_DATA SUPPLIED_
################
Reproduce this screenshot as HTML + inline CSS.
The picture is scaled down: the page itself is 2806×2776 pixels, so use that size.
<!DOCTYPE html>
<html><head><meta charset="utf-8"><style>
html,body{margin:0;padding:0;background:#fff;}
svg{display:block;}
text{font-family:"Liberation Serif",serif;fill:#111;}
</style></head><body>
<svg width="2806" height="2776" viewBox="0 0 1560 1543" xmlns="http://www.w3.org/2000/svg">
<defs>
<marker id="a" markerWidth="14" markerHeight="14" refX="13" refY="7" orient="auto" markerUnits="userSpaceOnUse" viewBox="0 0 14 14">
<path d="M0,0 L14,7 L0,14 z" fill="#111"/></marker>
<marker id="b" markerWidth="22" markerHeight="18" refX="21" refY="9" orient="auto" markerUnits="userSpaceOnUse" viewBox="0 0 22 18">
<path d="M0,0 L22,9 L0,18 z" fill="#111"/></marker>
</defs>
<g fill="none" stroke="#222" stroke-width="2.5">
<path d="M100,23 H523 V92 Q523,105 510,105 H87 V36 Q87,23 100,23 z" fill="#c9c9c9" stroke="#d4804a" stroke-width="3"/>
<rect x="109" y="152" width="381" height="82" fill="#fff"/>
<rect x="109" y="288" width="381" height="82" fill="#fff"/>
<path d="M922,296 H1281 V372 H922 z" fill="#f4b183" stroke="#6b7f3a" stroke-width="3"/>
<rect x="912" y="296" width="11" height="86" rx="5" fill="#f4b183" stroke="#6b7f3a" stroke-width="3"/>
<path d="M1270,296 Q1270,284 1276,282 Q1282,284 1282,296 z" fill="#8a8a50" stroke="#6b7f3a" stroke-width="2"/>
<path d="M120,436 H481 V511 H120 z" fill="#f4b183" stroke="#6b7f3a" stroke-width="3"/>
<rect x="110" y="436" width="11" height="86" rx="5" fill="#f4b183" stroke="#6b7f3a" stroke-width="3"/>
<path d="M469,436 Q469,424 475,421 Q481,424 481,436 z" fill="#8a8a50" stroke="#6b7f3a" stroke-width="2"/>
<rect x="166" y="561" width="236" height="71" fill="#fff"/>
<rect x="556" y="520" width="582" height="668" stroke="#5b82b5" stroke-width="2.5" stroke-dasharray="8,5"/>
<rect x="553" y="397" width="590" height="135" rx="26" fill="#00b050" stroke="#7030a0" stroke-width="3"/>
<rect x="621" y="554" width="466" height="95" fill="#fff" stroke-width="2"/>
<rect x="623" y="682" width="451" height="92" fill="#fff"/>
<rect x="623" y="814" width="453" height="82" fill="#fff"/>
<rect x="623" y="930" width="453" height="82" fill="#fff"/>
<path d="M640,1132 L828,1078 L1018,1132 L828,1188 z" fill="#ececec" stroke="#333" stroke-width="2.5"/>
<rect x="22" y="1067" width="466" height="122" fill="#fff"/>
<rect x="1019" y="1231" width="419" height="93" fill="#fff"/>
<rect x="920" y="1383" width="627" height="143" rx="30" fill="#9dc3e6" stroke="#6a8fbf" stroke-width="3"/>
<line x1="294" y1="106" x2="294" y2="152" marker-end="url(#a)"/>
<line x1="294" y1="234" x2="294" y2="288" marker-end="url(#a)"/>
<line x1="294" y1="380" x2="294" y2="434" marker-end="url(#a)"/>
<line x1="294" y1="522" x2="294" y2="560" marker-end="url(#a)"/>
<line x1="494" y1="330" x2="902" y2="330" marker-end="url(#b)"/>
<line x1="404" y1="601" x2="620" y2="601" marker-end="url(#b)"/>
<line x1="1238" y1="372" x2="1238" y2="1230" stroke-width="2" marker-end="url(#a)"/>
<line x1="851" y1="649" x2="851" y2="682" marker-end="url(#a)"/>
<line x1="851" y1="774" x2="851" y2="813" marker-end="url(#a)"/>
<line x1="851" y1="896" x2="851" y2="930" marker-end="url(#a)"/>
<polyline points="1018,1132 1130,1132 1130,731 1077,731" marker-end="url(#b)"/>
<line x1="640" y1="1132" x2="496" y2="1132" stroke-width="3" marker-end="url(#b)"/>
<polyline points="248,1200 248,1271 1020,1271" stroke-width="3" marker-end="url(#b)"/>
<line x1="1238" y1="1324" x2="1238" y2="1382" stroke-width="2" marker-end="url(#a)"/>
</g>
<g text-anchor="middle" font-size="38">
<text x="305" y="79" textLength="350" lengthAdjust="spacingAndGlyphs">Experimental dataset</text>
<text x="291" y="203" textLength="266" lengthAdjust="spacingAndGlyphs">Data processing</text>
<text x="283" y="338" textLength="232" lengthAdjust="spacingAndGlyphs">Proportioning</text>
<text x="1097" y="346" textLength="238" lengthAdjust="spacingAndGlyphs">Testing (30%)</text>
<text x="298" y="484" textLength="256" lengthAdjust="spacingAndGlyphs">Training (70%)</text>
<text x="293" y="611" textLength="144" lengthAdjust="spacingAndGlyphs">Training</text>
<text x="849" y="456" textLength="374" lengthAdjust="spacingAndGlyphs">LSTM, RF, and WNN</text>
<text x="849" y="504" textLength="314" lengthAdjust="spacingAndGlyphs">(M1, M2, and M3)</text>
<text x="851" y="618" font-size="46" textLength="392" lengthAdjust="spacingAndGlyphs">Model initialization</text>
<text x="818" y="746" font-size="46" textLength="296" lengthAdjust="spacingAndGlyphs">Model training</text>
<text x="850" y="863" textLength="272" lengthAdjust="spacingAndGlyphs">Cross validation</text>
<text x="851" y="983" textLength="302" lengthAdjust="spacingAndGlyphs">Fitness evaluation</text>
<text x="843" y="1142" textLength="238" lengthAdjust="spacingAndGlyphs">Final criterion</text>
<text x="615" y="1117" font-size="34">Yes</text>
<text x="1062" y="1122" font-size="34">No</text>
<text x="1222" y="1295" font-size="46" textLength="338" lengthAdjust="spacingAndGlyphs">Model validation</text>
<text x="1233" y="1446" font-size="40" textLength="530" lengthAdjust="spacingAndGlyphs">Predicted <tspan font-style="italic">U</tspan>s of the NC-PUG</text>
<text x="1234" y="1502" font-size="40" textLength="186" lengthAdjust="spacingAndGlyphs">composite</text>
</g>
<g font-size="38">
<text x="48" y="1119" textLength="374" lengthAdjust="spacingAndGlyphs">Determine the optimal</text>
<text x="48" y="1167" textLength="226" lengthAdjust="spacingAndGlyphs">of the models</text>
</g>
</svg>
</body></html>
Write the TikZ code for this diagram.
################
_DIRECTIONS FOR THIS TASK_
Transcribe the whole listing with nothing added or left out.

_EXPECTED ANSWER_
Reproduce this screenshot as HTML + inline CSS.
The picture is scaled down: the page itself is 2806×2776 pixels, so use that size.
<!DOCTYPE html>
<html><head><meta charset="utf-8"><style>
html,body{margin:0;padding:0;background:#fff;}
svg{display:block;}
text{font-family:"Liberation Serif",serif;fill:#111;}
</style></head><body>
<svg width="2806" height="2776" viewBox="0 0 1560 1543" xmlns="http://www.w3.org/2000/svg">
<defs>
<marker id="a" markerWidth="14" markerHeight="14" refX="13" refY="7" orient="auto" markerUnits="userSpaceOnUse" viewBox="0 0 14 14">
<path d="M0,0 L14,7 L0,14 z" fill="#111"/></marker>
<marker id="b" markerWidth="22" markerHeight="18" refX="21" refY="9" orient="auto" markerUnits="userSpaceOnUse" viewBox="0 0 22 18">
<path d="M0,0 L22,9 L0,18 z" fill="#111"/></marker>
</defs>
<g fill="none" stroke="#222" stroke-width="2.5">
<path d="M100,23 H523 V92 Q523,105 510,105 H87 V36 Q87,23 100,23 z" fill="#c9c9c9" stroke="#d4804a" stroke-width="3"/>
<rect x="109" y="152" width="381" height="82" fill="#fff"/>
<rect x="109" y="288" width="381" height="82" fill="#fff"/>
<path d="M922,296 H1281 V372 H922 z" fill="#f4b183" stroke="#6b7f3a" stroke-width="3"/>
<rect x="912" y="296" width="11" height="86" rx="5" fill="#f4b183" stroke="#6b7f3a" stroke-width="3"/>
<path d="M1270,296 Q1270,284 1276,282 Q1282,284 1282,296 z" fill="#8a8a50" stroke="#6b7f3a" stroke-width="2"/>
<path d="M120,436 H481 V511 H120 z" fill="#f4b183" stroke="#6b7f3a" stroke-width="3"/>
<rect x="110" y="436" width="11" height="86" rx="5" fill="#f4b183" stroke="#6b7f3a" stroke-width="3"/>
<path d="M469,436 Q469,424 475,421 Q481,424 481,436 z" fill="#8a8a50" stroke="#6b7f3a" stroke-width="2"/>
<rect x="166" y="561" width="236" height="71" fill="#fff"/>
<rect x="556" y="520" width="582" height="668" stroke="#5b82b5" stroke-width="2.5" stroke-dasharray="8,5"/>
<rect x="553" y="397" width="590" height="135" rx="26" fill="#00b050" stroke="#7030a0" stroke-width="3"/>
<rect x="621" y="554" width="466" height="95" fill="#fff" stroke-width="2"/>
<rect x="623" y="682" width="451" height="92" fill="#fff"/>
<rect x="623" y="814" width="453" height="82" fill="#fff"/>
<rect x="623" y="930" width="453" height="82" fill="#fff"/>
<path d="M640,1132 L828,1078 L1018,1132 L828,1188 z" fill="#ececec" stroke="#333" stroke-width="2.5"/>
<rect x="22" y="1067" width="466" height="122" fill="#fff"/>
<rect x="1019" y="1231" width="419" height="93" fill="#fff"/>
<rect x="920" y="1383" width="627" height="143" rx="30" fill="#9dc3e6" stroke="#6a8fbf" stroke-width="3"/>
<line x1="294" y1="106" x2="294" y2="152" marker-end="url(#a)"/>
<line x1="294" y1="234" x2="294" y2="288" marker-end="url(#a)"/>
<line x1="294" y1="380" x2="294" y2="434" marker-end="url(#a)"/>
<line x1="294" y1="522" x2="294" y2="560" marker-end="url(#a)"/>
<line x1="494" y1="330" x2="902" y2="330" marker-end="url(#b)"/>
<line x1="404" y1="601" x2="620" y2="601" marker-end="url(#b)"/>
<line x1="1238" y1="372" x2="1238" y2="1230" stroke-width="2" marker-end="url(#a)"/>
<line x1="851" y1="649" x2="851" y2="682" marker-end="url(#a)"/>
<line x1="851" y1="774" x2="851" y2="813" marker-end="url(#a)"/>
<line x1="851" y1="896" x2="851" y2="930" marker-end="url(#a)"/>
<polyline points="1018,1132 1130,1132 1130,731 1077,731" marker-end="url(#b)"/>
<line x1="640" y1="1132" x2="496" y2="1132" stroke-width="3" marker-end="url(#b)"/>
<polyline points="248,1200 248,1271 1020,1271" stroke-width="3" marker-end="url(#b)"/>
<line x1="1238" y1="1324" x2="1238" y2="1382" stroke-width="2" marker-end="url(#a)"/>
</g>
<g text-anchor="middle" font-size="38">
<text x="305" y="79" textLength="350" lengthAdjust="spacingAndGlyphs">Experimental dataset</text>
<text x="291" y="203" textLength="266" lengthAdjust="spacingAndGlyphs">Data processing</text>
<text x="283" y="338" textLength="232" lengthAdjust="spacingAndGlyphs">Proportioning</text>
<text x="1097" y="346" textLength="238" lengthAdjust="spacingAndGlyphs">Testing (30%)</text>
<text x="298" y="484" textLength="256" lengthAdjust="spacingAndGlyphs">Training (70%)</text>
<text x="293" y="611" textLength="144" lengthAdjust="spacingAndGlyphs">Training</text>
<text x="849" y="456" textLength="374" lengthAdjust="spacingAndGlyphs">LSTM, RF, and WNN</text>
<text x="849" y="504" textLength="314" lengthAdjust="spacingAndGlyphs">(M1, M2, and M3)</text>
<text x="851" y="618" font-size="46" textLength="392" lengthAdjust="spacingAndGlyphs">Model initialization</text>
<text x="818" y="746" font-size="46" textLength="296" lengthAdjust="spacingAndGlyphs">Model training</text>
<text x="850" y="863" textLength="272" lengthAdjust="spacingAndGlyphs">Cross validation</text>
<text x="851" y="983" textLength="302" lengthAdjust="spacingAndGlyphs">Fitness evaluation</text>
<text x="843" y="1142" textLength="238" lengthAdjust="spacingAndGlyphs">Final criterion</text>
<text x="615" y="1117" font-size="34">Yes</text>
<text x="1062" y="1122" font-size="34">No</text>
<text x="1222" y="1295" font-size="46" textLength="338" lengthAdjust="spacingAndGlyphs">Model validation</text>
<text x="1233" y="1446" font-size="40" textLength="530" lengthAdjust="spacingAndGlyphs">Predicted <tspan font-style="italic">U</tspan>s of the NC-PUG</text>
<text x="1234" y="1502" font-size="40" textLength="186" lengthAdjust="spacingAndGlyphs">composite</text>
</g>
<g font-size="38">
<text x="48" y="1119" textLength="374" lengthAdjust="spacingAndGlyphs">Determine the optimal</text>
<text x="48" y="1167" textLength="226" lengthAdjust="spacingAndGlyphs">of the models</text>
</g>
</svg>
</body></html>
Write the TikZ code for this diagram.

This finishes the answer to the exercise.